Much more needs to be done with range area estimation. For one thing,
more in-depth testing of a broader range of methods would be desirable.
Papers proposing and testing methods, especially those related to KDEs,
are numerous, and there is no space even to summarise them: see Walteret al. (2015), Junker et al. (2016), Qiao et al.(2016), Jarvis et al. (2019), and Noonan et al. (2019) for
recent examples. I put forth, however, that based on the current
results, even the more complex methods are unlikely to outperform mosaic
area estimation by a large margin.
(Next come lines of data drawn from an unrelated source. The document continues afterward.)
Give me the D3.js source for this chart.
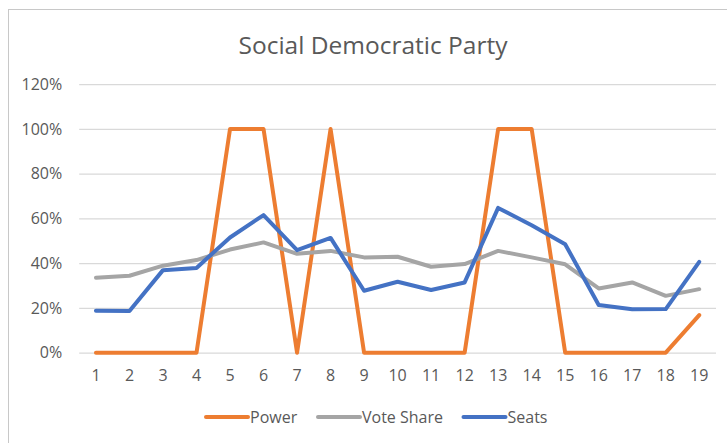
<!DOCTYPE html>
<html>
<head>
<meta charset="utf-8">
<script src="https://cdn.jsdelivr.net/npm/d3@7"></script>
<style>
  html, body { margin: 0; padding: 0; background: #fff; }
  #chart svg { display: block; }
</style>
</head>
<body>
<div id="chart"></div>
<script>
// Données (en %)
const categories = d3.range(1, 20).map(String)
const power = [0, 0, 0, 0, 100, 100, 0, 100, 0, 0, 0, 0, 100, 100, 0, 0, 0, 0, 16.8]
const voteShare = [33.5, 34.4, 38.9, 41.4, 46.1, 49.3, 44.2, 45.5, 42.6, 42.9, 38.4, 39.6, 45.5, 42.6, 39.5, 28.7, 31.4, 25.4, 28.4]
const seats = [18.8, 18.6, 36.9, 37.9, 51.5, 61.5, 45.8, 51.3, 27.7, 31.7, 28.0, 31.4, 64.7, 57.0, 48.5, 21.3, 19.4, 19.5, 40.6]
const yTicks = [0, 20, 40, 60, 80, 100, 120]

const series = [
  { name: "Power", values: power, color: "#ED7D31" },
  { name: "Vote Share", values: voteShare, color: "#A5A5A5" },
  { name: "Seats", values: seats, color: "#4472C4" },
]

const W = 727, H = 443
const font = "'Open Sans', sans-serif"
const textColor = "#595959"
const plot = { left: 79.2, right: 716, top: 84.2, bottom: 352.7 }

const svg = d3.select("#chart")
  .append("svg")
  .attr("width", W).attr("height", H)
  .attr("viewBox", `0 0 ${W} ${H}`)
  .style("font-family", font)

// Cadre du graphique (seuls haut et gauche visibles)
svg.append("rect")
  .attr("x", 8.5).attr("y", 9.5)
  .attr("width", W + 20).attr("height", H + 20)
  .attr("fill", "#fff").attr("stroke", "#c8c8c8").attr("stroke-width", 1)

// Titre
svg.append("text")
  .attr("x", 373).attr("y", 54)
  .attr("text-anchor", "middle")
  .attr("fill", textColor).attr("font-size", 24.5)
  .text("Social Democratic Party")

// Échelles
const x = d3.scaleBand().domain(categories).range([plot.left, plot.right])
const y = d3.scaleLinear().domain([0, 120]).range([plot.bottom, plot.top])

// Grille
svg.append("g")
  .attr("transform", `translate(${plot.left},0)`)
  .call(d3.axisLeft(y).tickValues(yTicks).tickSize(-(plot.right - plot.left)).tickFormat(""))
  .call((s) => s.select(".domain").remove())
  .call((s) => s.selectAll("line").attr("stroke", "#d9d9d9").attr("stroke-width", 1.3))

// Axe Y
svg.append("g")
  .attr("transform", `translate(${plot.left},0)`)
  .call(d3.axisLeft(y).tickValues(yTicks).tickSize(0).tickPadding(17).tickFormat((d) => d + "%"))
  .call((s) => s.select(".domain").remove())
  .call((s) => s.selectAll("text").attr("fill", textColor).attr("font-size", 16).attr("font-family", font))

// Axe X
svg.append("g")
  .attr("transform", `translate(0,${plot.bottom})`)
  .call(d3.axisBottom(x).tickSize(0).tickPadding(17))
  .call((s) => s.select(".domain").remove())
  .call((s) => s.selectAll("text").attr("fill", textColor).attr("font-size", 16).attr("font-family", font))

// Courbes
const line = d3.line()
  .x((d, i) => x(categories[i]) + x.bandwidth() / 2)
  .y((d) => y(d))

series.forEach((s) => {
  svg.append("path")
    .datum(s.values)
    .attr("d", line)
    .attr("fill", "none")
    .attr("stroke", s.color)
    .attr("stroke-width", 4)
    .attr("stroke-linejoin", "round")
    .attr("stroke-linecap", "round")
})

// Légende
const legendX = [206, 318, 463.5]
const legend = svg.append("g").attr("transform", "translate(0,417)")
series.forEach((s, i) => {
  const row = legend.append("g").attr("transform", `translate(${legendX[i]},0)`)
  row.append("line")
    .attr("x1", 0).attr("x2", 42)
    .attr("stroke", s.color).attr("stroke-width", 4).attr("stroke-linecap", "round")
  row.append("text")
    .attr("x", 44).attr("y", 5.6)
    .attr("fill", textColor).attr("font-size", 16)
    .text(s.name)
})
</script>
</body>
</html>
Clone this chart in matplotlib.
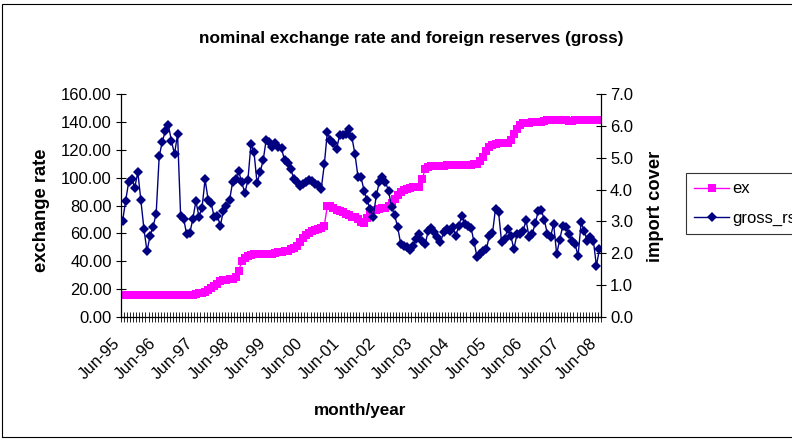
import matplotlib
matplotlib.use("Agg")
import matplotlib.pyplot as plt
import matplotlib.patches as mpatches
from matplotlib.ticker import FormatStrFormatter, FixedLocator
import numpy as np

plt.rcParams['font.family'] = ['Liberation Sans', 'DejaVu Sans']

# monthly values Jun-95 .. Jun-08
ex = [15.6, 15.5, 15.6, 15.5, 15.6, 15.6, 15.5, 15.6, 15.6, 15.5, 15.6, 15.6,
      15.6, 15.5, 15.6, 15.6, 15.6, 15.6, 15.6, 15.7, 15.7, 15.8, 15.8, 16.0,
      16.5, 17.2, 17.5, 17.8, 19.5, 21.0, 22.0, 23.5, 25.5, 26.5, 26.8, 27.0,
      27.5, 29.0, 33.0, 40.0, 42.0, 43.5, 44.5, 45.0, 45.2, 45.3, 45.2, 45.0,
      45.1, 45.3, 46.0, 46.5, 46.8, 47.0, 47.5, 48.5, 49.5, 51.0, 54.0, 57.0,
      59.0, 60.5, 61.5, 62.5, 63.2, 64.0, 65.5, 80.0, 79.5, 78.5, 77.0, 76.0,
      75.0, 74.0, 73.0, 72.0, 71.5, 70.5, 68.0, 67.5, 71.0, 75.0, 76.5, 77.0,
      77.5, 78.0, 78.5, 79.5, 82.0, 85.0, 87.5, 89.5, 91.0, 92.0, 92.5, 93.0,
      93.2, 93.5, 99.0, 106.0, 107.5, 108.0, 108.5, 108.5, 108.6, 108.6, 108.7, 108.7,
      108.8, 108.8, 108.8, 108.9, 108.9, 109.0, 109.0, 109.5, 110.0, 112.0, 115.0, 119.0,
      122.0, 123.5, 124.0, 124.5, 124.5, 124.5, 125.0, 127.0, 131.0, 135.0, 138.0, 139.0,
      139.5, 139.5, 140.0, 140.0, 140.0, 140.0, 140.5, 141.0, 141.0, 141.5, 141.5, 141.5,
      141.0, 141.0, 140.5, 140.5, 141.0, 141.0, 141.5, 141.5, 141.5, 141.5, 141.5, 141.5,
      141.0]

gross_rs = [3.00, 3.64, 4.23, 4.34, 4.06, 4.55, 3.66, 2.77, 2.06, 2.55, 2.84, 3.24,
            5.05, 5.50, 5.84, 6.02, 5.53, 5.11, 5.74, 3.18, 3.08, 2.59, 2.63, 3.08,
            3.64, 3.15, 3.43, 4.32, 3.68, 3.57, 3.13, 3.18, 2.87, 3.34, 3.50, 3.66,
            4.23, 4.34, 4.57, 4.23, 3.89, 4.29, 5.42, 5.18, 4.20, 4.55, 4.92, 5.57,
            5.50, 5.34, 5.45, 5.34, 5.29, 4.92, 4.82, 4.66, 4.34, 4.23, 4.10, 4.18,
            4.25, 4.31, 4.27, 4.18, 4.13, 4.03, 4.79, 5.81, 5.55, 5.45, 5.26, 5.71,
            5.71, 5.74, 5.89, 5.65, 5.13, 4.41, 4.39, 3.97, 3.66, 3.40, 3.13, 3.82,
            4.23, 4.39, 4.23, 3.97, 3.45, 3.20, 2.82, 2.29, 2.24, 2.19, 2.10, 2.24,
            2.45, 2.61, 2.40, 2.29, 2.71, 2.80, 2.66, 2.50, 2.34, 2.66, 2.77, 2.71,
            2.82, 2.55, 2.87, 3.18, 2.92, 2.87, 2.80, 2.34, 1.87, 1.98, 2.08, 2.13,
            2.55, 2.63, 3.40, 3.29, 2.34, 2.45, 2.77, 2.55, 2.13, 2.59, 2.61, 2.70,
            3.03, 2.50, 2.61, 2.94, 3.34, 3.36, 3.03, 2.59, 2.52, 2.92, 1.98, 2.42,
            2.87, 2.82, 2.59, 2.40, 2.29, 1.92, 2.97, 2.71, 2.40, 2.50, 2.40, 1.61,
            2.13]

tick_labels = ["Jun-95", "Jun-96", "Jun-97", "Jun-98", "Jun-99", "Jun-00", "Jun-01",
               "Jun-02", "Jun-03", "Jun-04", "Jun-05", "Jun-06", "Jun-07", "Jun-08"]

W, H = 792, 441
fig = plt.figure(figsize=(W / 100, H / 100), dpi=100)
ax = fig.add_axes([121 / W, 1 - 317 / H, (601 - 121) / W, (317 - 94) / H])
ax2 = ax.twinx()

x = np.arange(len(ex))
l1, = ax.plot(x, ex, color='#FF00FF', marker='s', markersize=5.3, lw=1.0,
              markeredgewidth=0, label='ex')
l2, = ax2.plot(x, gross_rs, color='#000080', marker='D', markersize=5.6, lw=1.0,
               markeredgewidth=0, label='gross_rs')

ax.set_xlim(-0.5, len(ex) - 0.5)
ax.set_ylim(0, 160)
ax2.set_ylim(0, 7)
ax.set_yticks(np.arange(0, 161, 20))
ax2.set_yticks(np.arange(0, 7.1, 1))
ax.yaxis.set_major_formatter(FormatStrFormatter('%.2f'))
ax2.yaxis.set_major_formatter(FormatStrFormatter('%.1f'))

ax.set_xticks(np.arange(0, len(ex), 12))
ax.set_xticklabels(tick_labels, rotation=45, ha='right', va='top', fontsize=12)
ax.xaxis.set_minor_locator(FixedLocator(np.arange(-0.5, len(ex), 1)))
ax.tick_params(axis='x', which='major', length=0, pad=13)
ax.tick_params(axis='x', which='minor', direction='inout', length=7, width=0.6)
ax.tick_params(axis='y', direction='inout', length=7, width=0.8, labelsize=12, pad=3)
ax2.tick_params(axis='y', direction='inout', length=7, width=0.8, labelsize=12, pad=3)

for a in (ax, ax2):
    a.spines['top'].set_visible(False)
    a.patch.set_visible(False)
ax.spines['right'].set_visible(False)
ax2.spines['left'].set_visible(False)
ax.spines['left'].set_linewidth(0.9)
ax2.spines['right'].set_linewidth(0.9)
ax.spines['bottom'].set_linewidth(0.9)
ax2.spines['bottom'].set_visible(False)
ax2.set_zorder(ax.get_zorder() + 1)

fig.text(411 / W, 1 - 38 / H, "nominal exchange rate and foreign reserves (gross)",
         ha='center', va='center', fontsize=12.4, fontweight='bold')
fig.text(42 / W, 1 - 210 / H, "exchange rate", rotation=90, ha='center', va='center',
         fontsize=13.2, fontweight='bold')
fig.text(655 / W, 1 - 206 / H, "import cover", rotation=90, ha='center', va='center',
         fontsize=13.2, fontweight='bold')
fig.text(360 / W, 1 - 410 / H, "month/year", ha='center', va='center',
         fontsize=12.3, fontweight='bold')

leg = fig.legend(handles=[l1, l2], loc='upper left',
                 bbox_to_anchor=(686 / W, 1 - 173 / H), frameon=True, fancybox=False,
                 fontsize=12, borderpad=0.5, labelspacing=0.85, handlelength=2.1,
                 handletextpad=0.15, borderaxespad=0)
leg.get_frame().set_edgecolor('black')
leg.get_frame().set_linewidth(0.8)

fig.patches.append(mpatches.Rectangle((2 / W, 4 / H), 1.2, 1 - 8 / H, transform=fig.transFigure,
                                      fill=False, edgecolor='black', linewidth=0.8))

fig.savefig("out.png", dpi=100)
For this hypothesis to be disproven,
conventional 95% KDEs and hypervolumes would have to be shown to be
quite poor estimators because they are already substantially worse than
mosaic areas. If there really is a much better parametric method, then
the most likely candidate might be another kernel density estimator of
some kind (Noonan et al. 2019).
Another possibility is that a better mosaic-related method might be
found. For example, perhaps one could allow for denser connectivity of
points or more complex weighting of edges in area calculations. Also,
the algorithm for selecting edges might perhaps be further optimised
without imposing a heavy computational burden. Advantages of altering
the graph theory are unclear, and even if possible, further optimisation
may not be particularly helpful.
Finally, mosaic area estimation is fundamentally non-parametric and
depends on deduction from fundamental graph theory and geometry. Some
will see this as a disadvantage. This matter touches on a deep paradigm
conflict in statistics that concerns a simple question: should every
method be model-based and fall within the domain of maximum likelihood
or Bayesianism? Strong assumptions and flexible options come with
model-based methods, and full objectivity comes with this one – in
addition to high performance. Thus, in a field bursting with methods of
many kinds, there may be room for a different approach to the deep
problem of determining the areas of unknown shapes.